Silencing Soundtraxx Decoders

Having a lot or even a few sound equipped decoders idling away on a layout can get annoying fairly quickly. But it might be difficult to get your engineers to remember to mute their locomotives after they have finished their run.

Fortunately Soundtraxx programmed an automatic shut down feature called quiet mode, into the Econami and Tsunami2 decoders. With this feature enabled, when the throttle is set to “0” and all functions are turned off, the decoder sounds will shut off after a predetermined period.

Let’s say you want them to shut down after 30 seconds of idling. All you do is divide 30 by .25 and enter that result into CV113. Since the maximum value you can enter is 255, the longest quiet mode period you can achieve is 63.75 seconds–a value of “0” disables quiet mode. Decoder sound will remain off until the locomotive is addressed by another throttle. This feature works the same for all new Soundtraxx decoders, so give it a try the next time you feel the anxiety level rising.

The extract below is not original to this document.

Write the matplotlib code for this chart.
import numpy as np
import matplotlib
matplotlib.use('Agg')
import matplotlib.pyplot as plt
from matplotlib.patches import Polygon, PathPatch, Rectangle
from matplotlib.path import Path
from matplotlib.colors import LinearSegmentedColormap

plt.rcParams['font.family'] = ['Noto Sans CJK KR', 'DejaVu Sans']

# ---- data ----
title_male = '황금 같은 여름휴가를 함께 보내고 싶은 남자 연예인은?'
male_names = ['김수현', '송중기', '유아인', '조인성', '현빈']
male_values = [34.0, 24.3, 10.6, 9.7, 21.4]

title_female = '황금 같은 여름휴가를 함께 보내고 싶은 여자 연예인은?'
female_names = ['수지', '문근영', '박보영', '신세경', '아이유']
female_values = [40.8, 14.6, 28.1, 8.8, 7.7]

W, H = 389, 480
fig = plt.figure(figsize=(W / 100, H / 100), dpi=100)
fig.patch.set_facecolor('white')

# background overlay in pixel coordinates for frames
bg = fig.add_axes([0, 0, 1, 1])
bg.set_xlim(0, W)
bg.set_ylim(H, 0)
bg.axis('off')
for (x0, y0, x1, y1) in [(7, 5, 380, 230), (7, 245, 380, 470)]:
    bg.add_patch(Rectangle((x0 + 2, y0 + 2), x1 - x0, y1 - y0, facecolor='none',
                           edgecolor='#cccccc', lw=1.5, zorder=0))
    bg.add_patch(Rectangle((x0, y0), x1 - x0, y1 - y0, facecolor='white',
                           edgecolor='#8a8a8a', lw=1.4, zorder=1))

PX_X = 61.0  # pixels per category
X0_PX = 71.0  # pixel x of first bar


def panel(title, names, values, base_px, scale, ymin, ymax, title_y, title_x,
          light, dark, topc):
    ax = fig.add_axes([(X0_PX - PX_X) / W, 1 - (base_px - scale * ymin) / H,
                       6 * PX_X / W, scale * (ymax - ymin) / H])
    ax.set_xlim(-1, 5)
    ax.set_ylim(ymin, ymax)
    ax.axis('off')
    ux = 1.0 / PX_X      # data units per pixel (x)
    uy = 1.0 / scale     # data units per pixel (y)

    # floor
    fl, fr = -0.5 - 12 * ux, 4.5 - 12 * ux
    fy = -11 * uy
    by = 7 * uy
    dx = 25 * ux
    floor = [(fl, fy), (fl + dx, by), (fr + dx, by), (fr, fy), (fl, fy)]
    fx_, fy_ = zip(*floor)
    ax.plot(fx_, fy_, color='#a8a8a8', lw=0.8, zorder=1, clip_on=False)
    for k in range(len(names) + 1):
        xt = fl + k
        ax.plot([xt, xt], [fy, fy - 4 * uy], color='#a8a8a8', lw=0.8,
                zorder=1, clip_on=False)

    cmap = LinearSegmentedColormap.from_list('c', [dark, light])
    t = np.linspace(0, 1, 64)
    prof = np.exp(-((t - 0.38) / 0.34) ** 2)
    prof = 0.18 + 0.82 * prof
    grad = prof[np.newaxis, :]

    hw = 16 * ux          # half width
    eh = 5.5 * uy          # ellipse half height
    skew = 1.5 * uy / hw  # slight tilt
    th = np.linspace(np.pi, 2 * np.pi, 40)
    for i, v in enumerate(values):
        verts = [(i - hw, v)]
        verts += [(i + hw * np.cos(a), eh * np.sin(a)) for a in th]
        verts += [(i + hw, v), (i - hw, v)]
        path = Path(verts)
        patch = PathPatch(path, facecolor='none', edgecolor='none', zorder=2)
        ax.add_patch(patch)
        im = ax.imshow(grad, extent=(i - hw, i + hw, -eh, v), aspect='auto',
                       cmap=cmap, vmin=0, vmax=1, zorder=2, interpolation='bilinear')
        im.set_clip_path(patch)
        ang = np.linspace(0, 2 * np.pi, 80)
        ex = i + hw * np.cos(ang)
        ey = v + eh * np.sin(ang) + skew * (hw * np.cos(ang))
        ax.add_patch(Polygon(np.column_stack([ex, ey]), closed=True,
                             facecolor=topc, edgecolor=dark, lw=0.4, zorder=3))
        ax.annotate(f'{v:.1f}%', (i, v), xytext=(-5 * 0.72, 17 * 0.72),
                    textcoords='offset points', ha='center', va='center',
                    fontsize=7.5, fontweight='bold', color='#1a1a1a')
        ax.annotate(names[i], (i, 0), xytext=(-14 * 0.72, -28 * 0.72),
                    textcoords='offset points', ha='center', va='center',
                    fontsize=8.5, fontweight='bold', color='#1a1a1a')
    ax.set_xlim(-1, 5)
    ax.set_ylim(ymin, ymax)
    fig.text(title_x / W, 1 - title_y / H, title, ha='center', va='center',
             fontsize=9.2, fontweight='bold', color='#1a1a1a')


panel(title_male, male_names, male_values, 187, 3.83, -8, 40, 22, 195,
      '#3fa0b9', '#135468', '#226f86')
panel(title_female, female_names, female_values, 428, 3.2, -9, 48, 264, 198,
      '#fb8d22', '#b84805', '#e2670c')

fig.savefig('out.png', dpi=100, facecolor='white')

The limitation of this approach is that getting your engineers to turn all the functions off at the end of a run may be more difficult than getting them to remember to hit F8 and just turn the sound off. For this reason on the Piedmont Southern I am installing automatic kill switches on the staging yard tracks. But that’s the subject of a future column so I can’t say more.


  • To shut off power and therefore sound on my turntable tracks I plan to have each track have power connected through a SPST switch. Am I missing something about DCC that requires me to have both rails shutdown? I will also connect a green LED in parallel to each track’s SPST at the turntable’s control panel with the appropriate resistor. Power on lights green; power off no light.

    There is one flaw to this scheme but using SPDT switchbwill not solve it. For my locos to which I’ve added a current keeper, its going to take a while for the current tonrun down

  • Hi Larry,
    You’re certainly right about this one. I’ve got dozens of sound-equipped units, mostly consisted in either command station format, or advanced consisting. I have another solution… old school. The storage tracks on all three of my loco service facilities are all controlled by individual DPST toggle switches. Once parked, the switch is thrown and out go the lights, sounds, etc. Now the only Operator memory challenge required is to purge the addresses to avoid the dreaded Digitrax “Slot Max” message. As you may recall, I bought the new DCS240 to increase loco address memory, but never succeeded in getting the command station to communicate with any one of three different laptops. I wonder why Digitrax doesn’t just set the memory to 400 addresses right out of the box?

    • Bill—good setup with the switches. For my staging yards I am installing track occupancy detectors which will kill track power once the loco nears the end of track. That way it won’t require that operators do anything but drive them into the track. I find that operators have a short attention span when it comes to things like that.